■ Written problem:
Without the pictures, return all of the material exactly as written.

———

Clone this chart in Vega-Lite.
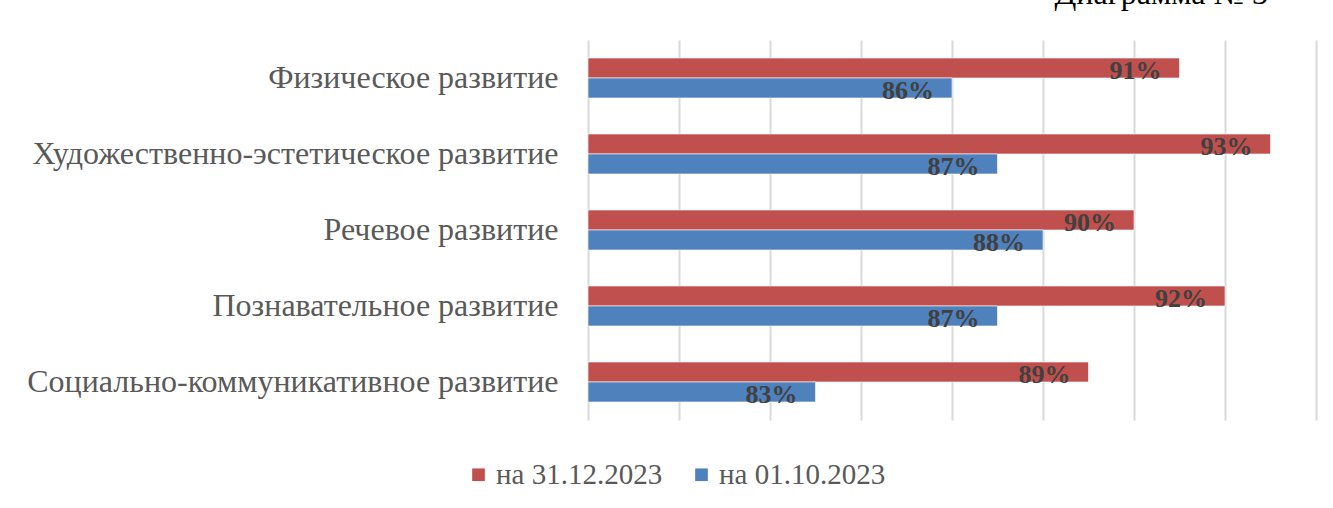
{
  "$schema": "https://vega.github.io/schema/vega-lite/v6.json",
  "width": 728,
  "height": 380,
  "autosize": {"type": "none"},
  "padding": {"left": 588, "top": 40, "right": 17, "bottom": 88},
  "background": "white",
  "config": {"view": {"stroke": null}},
  "title": {
    "text": "Диаграмма № 3",
    "anchor": "end",
    "orient": "top",
    "offset": 4,
    "dx": -48,
    "font": "Liberation Serif",
    "fontSize": 32,
    "fontWeight": "normal",
    "color": "#000000",
    "baseline": "alphabetic"
  },
  "data": {
    "values": [
      {"category": "Физическое развитие", "series": "на 31.12.2023", "value": 0.91},
      {"category": "Физическое развитие", "series": "на 01.10.2023", "value": 0.86},
      {"category": "Художественно-эстетическое развитие", "series": "на 31.12.2023", "value": 0.93},
      {"category": "Художественно-эстетическое развитие", "series": "на 01.10.2023", "value": 0.87},
      {"category": "Речевое развитие", "series": "на 31.12.2023", "value": 0.90},
      {"category": "Речевое развитие", "series": "на 01.10.2023", "value": 0.88},
      {"category": "Познавательное развитие", "series": "на 31.12.2023", "value": 0.92},
      {"category": "Познавательное развитие", "series": "на 01.10.2023", "value": 0.87},
      {"category": "Социально-коммуникативное развитие", "series": "на 31.12.2023", "value": 0.89},
      {"category": "Социально-коммуникативное развитие", "series": "на 01.10.2023", "value": 0.83}
    ]
  },
  "encoding": {
    "y": {
      "field": "category",
      "type": "nominal",
      "sort": ["Физическое развитие", "Художественно-эстетическое развитие", "Речевое развитие", "Познавательное развитие", "Социально-коммуникативное развитие"],
      "scale": {"paddingInner": 0.474, "paddingOuter": 0.237},
      "axis": {
        "title": null,
        "domain": false,
        "ticks": false,
        "labelPadding": 30,
        "labelFont": "Liberation Serif",
        "labelFontSize": 32,
        "labelColor": "#595959",
        "labelLimit": 0
      }
    },
    "yOffset": {
      "field": "series",
      "type": "nominal",
      "scale": {"domain": ["на 31.12.2023", "на 01.10.2023"], "paddingInner": 0, "paddingOuter": 0}
    },
    "x": {
      "field": "value",
      "type": "quantitative",
      "scale": {"domain": [0.78, 0.94], "zero": false, "nice": false},
      "axis": {
        "title": null,
        "values": [0.78, 0.80, 0.82, 0.84, 0.86, 0.88, 0.90, 0.92, 0.94],
        "labels": false,
        "ticks": false,
        "domain": false,
        "grid": true,
        "gridColor": "#d9d9d9",
        "gridWidth": 2
      }
    }
  },
  "layer": [
    {
      "mark": {"type": "bar", "stroke": "white", "strokeWidth": 0.6},
      "encoding": {
        "x2": {"datum": 0.78},
        "color": {
          "field": "series",
          "type": "nominal",
          "scale": {"domain": ["на 31.12.2023", "на 01.10.2023"], "range": ["#C0504D", "#4F81BD"]},
          "legend": {
            "title": null,
            "orient": "none",
            "direction": "horizontal",
            "legendX": -124,
            "legendY": 420,
            "symbolType": "square",
            "symbolSize": 160,
            "symbolStrokeWidth": 0,
            "labelFont": "Liberation Serif",
            "labelFontSize": 29,
            "labelColor": "#595959",
            "labelLimit": 0,
            "columnPadding": 24,
            "labelOffset": 3
          }
        }
      }
    },
    {
      "mark": {
        "type": "text",
        "align": "right",
        "baseline": "middle",
        "dx": -18,
        "dy": 3,
        "font": "Liberation Serif",
        "fontSize": 26,
        "fontWeight": "bold",
        "color": "#404040"
      },
      "encoding": {
        "text": {"field": "value", "type": "quantitative", "format": ".0%"}
      }
    }
  ]
}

———

■ Solution to this problem:
Clone this chart in Vega-Lite.
{
  "$schema": "https://vega.github.io/schema/vega-lite/v6.json",
  "width": 728,
  "height": 380,
  "autosize": {"type": "none"},
  "padding": {"left": 588, "top": 40, "right": 17, "bottom": 88},
  "background": "white",
  "config": {"view": {"stroke": null}},
  "title": {
    "text": "Диаграмма № 3",
    "anchor": "end",
    "orient": "top",
    "offset": 4,
    "dx": -48,
    "font": "Liberation Serif",
    "fontSize": 32,
    "fontWeight": "normal",
    "color": "#000000",
    "baseline": "alphabetic"
  },
  "data": {
    "values": [
      {"category": "Физическое развитие", "series": "на 31.12.2023", "value": 0.91},
      {"category": "Физическое развитие", "series": "на 01.10.2023", "value": 0.86},
      {"category": "Художественно-эстетическое развитие", "series": "на 31.12.2023", "value": 0.93},
      {"category": "Художественно-эстетическое развитие", "series": "на 01.10.2023", "value": 0.87},
      {"category": "Речевое развитие", "series": "на 31.12.2023", "value": 0.90},
      {"category": "Речевое развитие", "series": "на 01.10.2023", "value": 0.88},
      {"category": "Познавательное развитие", "series": "на 31.12.2023", "value": 0.92},
      {"category": "Познавательное развитие", "series": "на 01.10.2023", "value": 0.87},
      {"category": "Социально-коммуникативное развитие", "series": "на 31.12.2023", "value": 0.89},
      {"category": "Социально-коммуникативное развитие", "series": "на 01.10.2023", "value": 0.83}
    ]
  },
  "encoding": {
    "y": {
      "field": "category",
      "type": "nominal",
      "sort": ["Физическое развитие", "Художественно-эстетическое развитие", "Речевое развитие", "Познавательное развитие", "Социально-коммуникативное развитие"],
      "scale": {"paddingInner": 0.474, "paddingOuter": 0.237},
      "axis": {
        "title": null,
        "domain": false,
        "ticks": false,
        "labelPadding": 30,
        "labelFont": "Liberation Serif",
        "labelFontSize": 32,
        "labelColor": "#595959",
        "labelLimit": 0
      }
    },
    "yOffset": {
      "field": "series",
      "type": "nominal",
      "scale": {"domain": ["на 31.12.2023", "на 01.10.2023"], "paddingInner": 0, "paddingOuter": 0}
    },
    "x": {
      "field": "value",
      "type": "quantitative",
      "scale": {"domain": [0.78, 0.94], "zero": false, "nice": false},
      "axis": {
        "title": null,
        "values": [0.78, 0.80, 0.82, 0.84, 0.86, 0.88, 0.90, 0.92, 0.94],
        "labels": false,
        "ticks": false,
        "domain": false,
        "grid": true,
        "gridColor": "#d9d9d9",
        "gridWidth": 2
      }
    }
  },
  "layer": [
    {
      "mark": {"type": "bar", "stroke": "white", "strokeWidth": 0.6},
      "encoding": {
        "x2": {"datum": 0.78},
        "color": {
          "field": "series",
          "type": "nominal",
          "scale": {"domain": ["на 31.12.2023", "на 01.10.2023"], "range": ["#C0504D", "#4F81BD"]},
          "legend": {
            "title": null,
            "orient": "none",
            "direction": "horizontal",
            "legendX": -124,
            "legendY": 420,
            "symbolType": "square",
            "symbolSize": 160,
            "symbolStrokeWidth": 0,
            "labelFont": "Liberation Serif",
            "labelFontSize": 29,
            "labelColor": "#595959",
            "labelLimit": 0,
            "columnPadding": 24,
            "labelOffset": 3
          }
        }
      }
    },
    {
      "mark": {
        "type": "text",
        "align": "right",
        "baseline": "middle",
        "dx": -18,
        "dy": 3,
        "font": "Liberation Serif",
        "fontSize": 26,
        "fontWeight": "bold",
        "color": "#404040"
      },
      "encoding": {
        "text": {"field": "value", "type": "quantitative", "format": ".0%"}
      }
    }
  ]
}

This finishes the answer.